Other lawmakers have also continued to stress orphaned well reforms even as the infrastructure deal edged closer to a vote.

In late July, Reps. Glenn "GT" Thompson (R-Pa.) and Salud Carbajal (D-Calif.) introduced the "Plugging Orphan Wells and Environmental Restoration (POWER) Act." The bill, H.R. 4781, would reauthorize the federal orphaned well remediation program under the Energy Policy Act of 2005 for five years at $50 million per year. Text of the bill was not immediately available.

It would also create a grant program funded at $400 million a year for state, private and tribal orphaned well cleanup grants, according to Thompson’s office.

“The Commonwealth’s oil and gas sites ushered in the modern petroleum industry, which led the United States to become a global power and today, energy independent,” Thompson said in a statement. “The POWER Act will help accelerate environmental restoration while providing an economic benefit throughout oil and gas producing regions.”

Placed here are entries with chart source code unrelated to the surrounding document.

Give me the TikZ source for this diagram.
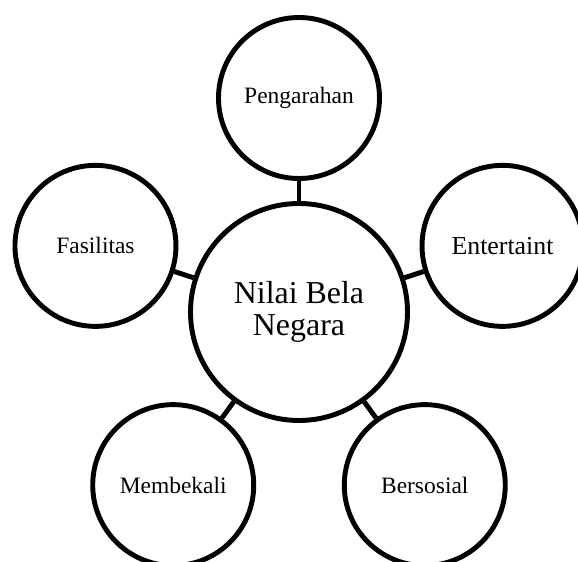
\documentclass[tikz,border=0pt]{standalone}
\usepackage{fontspec}
\setmainfont{Liberation Serif}

\begin{document}
\begin{tikzpicture}[
    line width=3.5pt,
    pusat/.style={
        circle,
        draw,
        inner sep=0pt,
        minimum size=5.425cm,
        align=center,
        font=\fontsize{22.7}{22.7}\selectfont,
    },
    cabang/.style={
        circle,
        draw,
        inner sep=0pt,
        minimum size=4.025cm,
        font=\fontsize{16.7}{20}\selectfont,
    },
]

\clip (-7.475,-6.25) rectangle (6.975,7.8);

\node[pusat] (nilai) at (0,0) {Nilai Bela\\Negara};

\node[cabang] (arah)   at (90:5.35)  {Pengarahan};
\node[cabang] (fasil)  at (162:5.35) {Fasilitas};
\node[cabang] (bekal)  at (234:5.35) {Membekali};
\node[cabang] (sosial) at (306:5.35) {Bersosial};
\node[cabang, font=\fontsize{18.4}{22}\selectfont] (hibur) at (18:5.35) {Entertaint};

\draw (nilai) -- (arah);
\draw (nilai) -- (fasil);
\draw (nilai) -- (bekal);
\draw (nilai) -- (sosial);
\draw (nilai) -- (hibur);

\end{tikzpicture}
\end{document}
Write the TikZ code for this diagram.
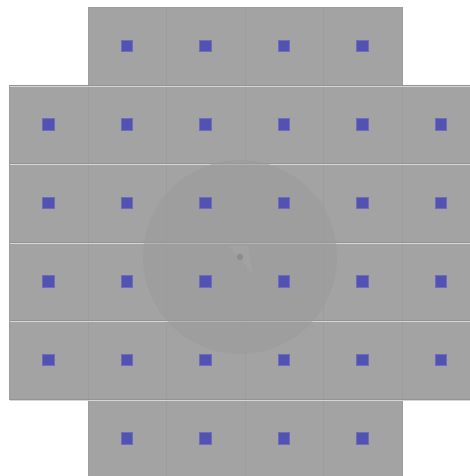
\documentclass[tikz,border=0pt]{standalone}
\begin{document}
\begin{tikzpicture}[x=1pt,y=-1pt,
  tile/.style={fill=tilegray,draw=seamgray,line width=0.4pt},
  bluemark/.style={fill=markblue,draw=markedge,line width=0.6pt,minimum size=11.5pt,inner sep=0pt,outer sep=0pt,rectangle},
]
\definecolor{tilegray}{HTML}{A3A3A3}
\definecolor{seamgray}{HTML}{9D9D9D}
\definecolor{markblue}{HTML}{5252B2}
\definecolor{markedge}{HTML}{6E6EBA}
\definecolor{circgray}{HTML}{9C9C9C}
\useasboundingbox (0,0) rectangle (470,476);
\begin{scope}
\clip (0,0) rectangle (470,476);
% tiles
\foreach \r/\cs/\ce in {0/1/4,1/0/5,2/0/5,3/0/5,4/0/5,5/1/4}{
  \foreach \c in {\cs,...,\ce}{
    \path[tile] ({9.5+78.5*\c},{7+78.5*\r}) rectangle ++(78.5,78.5);
  }
}
% seams
\foreach \r in {1,...,5}{
  \draw[color=white!55!tilegray,line width=0.7pt] (9.5,{7+78.5*\r+0.5}) -- (480,{7+78.5*\r+0.5});
  \draw[color=black!10!tilegray,line width=0.7pt] (9.5,{7+78.5*\r-0.3}) -- (480,{7+78.5*\r-0.3});
}
% circle
\fill[circgray,opacity=0.6] (240,257) circle (97);
\fill[white,opacity=0.05] (229,246) -- (248,246) -- (252,273) -- cycle;
\fill[black!45] (240,257) circle (3.2);
% markers
\foreach \r/\cs/\ce in {0/1/4,1/0/5,2/0/5,3/0/5,4/0/5,5/1/4}{
  \foreach \c in {\cs,...,\ce}{
    \node[bluemark] (m\r\c) at ({9.5+78.5*\c+39},{7+78.5*\r+39}) {};
  }
}
\end{scope}
\end{tikzpicture}
\end{document}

Pennsylvania faces one of the largest backlogs of known orphaned wells, with more than 8,000 identified. The state, and many others in Appalachia, lack the funding necessary to plug those wells.

“The plugging of orphaned wells is a win for the environment, and it helps get displaced workers back on the job,” said David Clark, president of the Pennsylvania Grade Crude Coalition in a statement.